While Theresa May toured the TV studios during the General Election campaigning promising to deliver a fairer society, her Health Ministers were hard at work drawing up a new hit list of fourteen areas across the country which will face a fresh round of NHS cuts.
You may not have heard of the Capped Expenditure Process (CEP), because Jeremy Hunt doesn't think that you need to know. But if you live in one of the fourteen areas that are being targeted, you could soon notice devastating impacts on local health services.
The CEP aims to cap spending in particular areas of the country that NHS England claim have been overspending their 'fair share' of funding; a statement which assumes that current financial allocations are fair and achievable, something which hospital leaders, clinicians and patients across the country would dispute. Against a backdrop of seven years of underfunding of the NHS it is well known all sections of the Health service face huge cost pressures with many Trusts reporting deficits each year. However, there has so far been a complete lack of transparency about how significant the 'unfairness' has to be for an area to be selected and the Kings Fund has questioned whether one-off actions such as property sales or large charitable donations, which had an impact on the historical financial position of NHS Providers had been considered.
The secrecy does not just extend to patients. Even as the Shadow Health Minister, I have not been provided with any information about the process by the Government. An example of this is that just before Parliament broke up for the summer recess, the Health Minister, Philip Dunne MP refused to provide me with a list of areas affected, despite this information being in the public domain following leaks to the media by NHS whistle-blowers several weeks ago.

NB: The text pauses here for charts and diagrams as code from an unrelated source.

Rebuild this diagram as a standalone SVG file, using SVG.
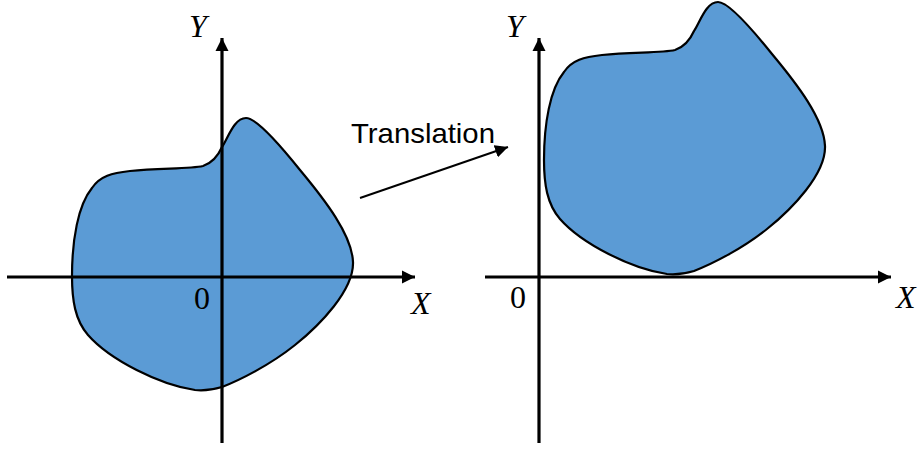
<svg xmlns="http://www.w3.org/2000/svg" xmlns:xlink="http://www.w3.org/1999/xlink" width="919" height="450" viewBox="0 0 919 450">
<style>
.shape{fill:#5B9BD5;stroke:#000;stroke-width:2.2;stroke-linejoin:round}
.axis{stroke:#000;stroke-width:3.2;fill:none}
.lbl{font-family:"Liberation Serif",serif;font-style:italic;font-size:32px;fill:#000}
.zero{font-family:"Liberation Serif",serif;font-size:32px;fill:#000}
.cap{font-family:"Liberation Sans",Arial,sans-serif;font-size:28px;fill:#000}
</style>
<defs>
<marker id="ah" viewBox="0 0 10 10" refX="10" refY="5" markerWidth="4.2" markerHeight="4.2" markerUnits="strokeWidth" orient="auto">
<path d="M0,0 L10,5 L0,10 Z" fill="#000"/>
</marker>
<marker id="ah2" viewBox="0 0 10 10" refX="10" refY="5" markerWidth="6.5" markerHeight="6.5" markerUnits="strokeWidth" orient="auto">
<path d="M0,0 L10,5 L0,10 Z" fill="#000"/>
</marker>
<path id="blob" class="shape" d="M222,147 C228,138 234,118 246,118 C256,118 280,145 300,170 C325,200 352,235 353,262 C354,290 320,325 295,345 C270,365 240,380 222,387 C212,390 205,391 195,390 C160,385 110,360 88,335 C75,320 72,300 72,276 C72,240 78,205 92,188 C100,176 112,173 130,171 C160,168 190,169 203,166 C212,163 218,156 222,147 Z"/>
</defs>
<g id="left">
<use xlink:href="#blob" href="#blob"/>
<line class="axis" x1="7" y1="277" x2="415" y2="277" marker-end="url(#ah)"/>
<line class="axis" x1="222" y1="443" x2="222" y2="38" marker-end="url(#ah)"/>
<text class="lbl" x="189" y="37">Y</text>
<text class="lbl" x="411" y="314">X</text>
<text class="zero" x="194" y="309">0</text>
</g>
<g id="right">
<use xlink:href="#blob" href="#blob" transform="translate(472,-116)"/>
<line class="axis" x1="485" y1="277" x2="891" y2="277" marker-end="url(#ah)"/>
<line class="axis" x1="539" y1="443" x2="539" y2="38" marker-end="url(#ah)"/>
<text class="lbl" x="506" y="37">Y</text>
<text class="lbl" x="896" y="308">X</text>
<text class="zero" x="510" y="308">0</text>
</g>
<g id="connectors">
<line x1="360" y1="198" x2="508" y2="147" stroke="#000" stroke-width="2" marker-end="url(#ah2)"/>
<text class="cap" x="351" y="143" textLength="144" lengthAdjust="spacingAndGlyphs">Translation</text>
</g>
</svg>
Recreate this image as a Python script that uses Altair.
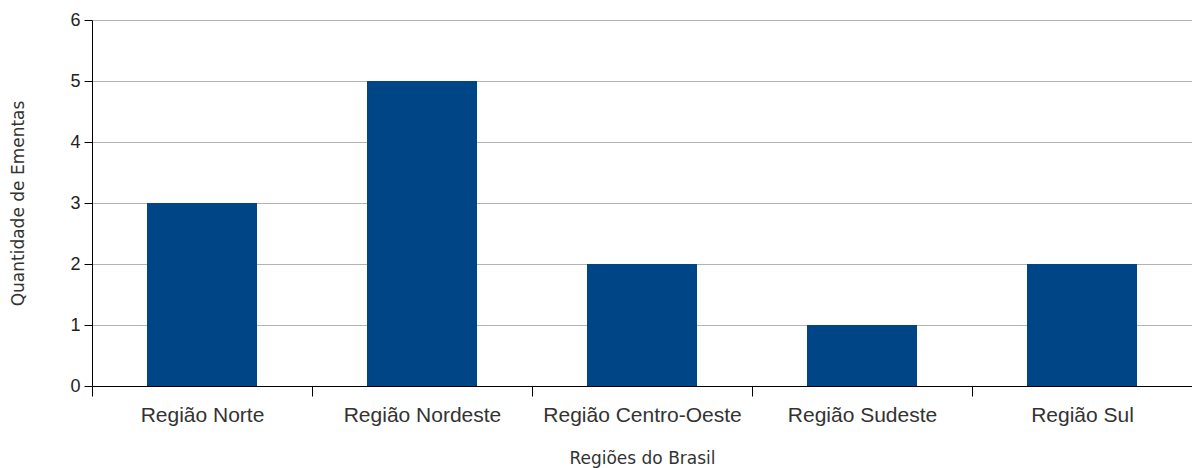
import altair as alt
import pandas as pd

regioes = ["Região Norte", "Região Nordeste", "Região Centro-Oeste", "Região Sudeste", "Região Sul"]
quantidade = [3, 5, 2, 1, 2]

df = pd.DataFrame({"regiao": regioes, "qtd": quantidade})

chart = alt.Chart(df).mark_bar(color="#004586", width=alt.RelativeBandSize(0.5)).encode(
    x=alt.X("regiao:N", sort=regioes,
            scale=alt.Scale(paddingInner=0, paddingOuter=0),
            axis=alt.Axis(title="Regiões do Brasil", labelAngle=0, tickBand="extent",
                          tickSize=10, labelPadding=8, labelFontSize=21, labelLimit=0,
                          labelFont="Liberation Sans", labelColor="#333333",
                          titleFont="DejaVu Sans", titleFontSize=17, titleFontWeight="normal",
                          titleColor="#333333", titleY=72, titleBaseline="middle",
                          domainColor="#000000", tickColor="#000000", grid=False)),
    y=alt.Y("qtd:Q", scale=alt.Scale(domain=[0, 6]),
            axis=alt.Axis(title="Quantidade de Ementas", values=[0, 1, 2, 3, 4, 5, 6],
                          tickSize=8, labelPadding=4, labelFontSize=18,
                          labelFont="Liberation Sans", labelColor="#222222",
                          titleFont="DejaVu Sans", titleFontSize=17, titleFontWeight="normal",
                          titleColor="#333333", titleX=-74, titleBaseline="middle",
                          domainColor="#000000", tickColor="#000000",
                          grid=True, gridColor="#b3b3b3", gridWidth=1)),
).properties(
    width=1100, height=366,
    autosize=alt.AutoSizeParams(type="none"),
    padding={"left": 92, "top": 20, "right": 0, "bottom": 82},
).configure_view(stroke=None).configure(background="white")

chart.save("out.html", embed_options={"renderer": "svg", "actions": False})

We now know that the areas to be impacted are: Bristol; South Gloucestershire and North Somerset; Cambridgeshire and Peterborough; Cheshire (Eastern, Vale Royal and South); Cornwall; Devon; Morecambe Bay; Northumberland; North Central London; North Lincolnshire; North West London; South East London; Staffordshire; Surrey and Sussex; Vale of York and Scarborough and Ryedale.
From CEP's to STP's to ACS's, the number of acronyms proliferating in the NHS seems to grow. The common denominator amongst them though is a lack of accountability; we are all familiar with STP's now and the huge cuts they are meant to be delivering. But where is the meaningful engagement with the public, staff and patients about these proposals? The CEP process has the same agenda in terms of cutting services but also has a complete lack of transparency. For information on changes to to what services are delivered in the NHS to only reach the public through whistle-blowers is a damning indictment of the culture of secrecy currently prevailing.
Analysis by the British Medical Association paints a worrying picture of what could be in store if you are unfortunate enough to live in one of these areas. Potential implications include the closure or downgrading of hospitals, wards and services - including maternity and emergency departments. Patients with heart problems could be denied angiograms, knee operations could be rationed, access to hearing aids and IVF treatment could be restricted as could diagnostic procedures such as endoscopies which may affect patients who are suspected of having cancer.
Whether the supposed financial disparities that these areas have apparently benefited from are recent or historic; one thing is certain, they are not the fault of local people. But it is local people who will pay the price, with changes to their health services which could leave them inconvenienced at best and unsafe at worst. These proposals represent an existential threat to one of the founding principles of the NHS, that of care being freely available at the point of need. Yet again the Government are hiding these radical changes from public view.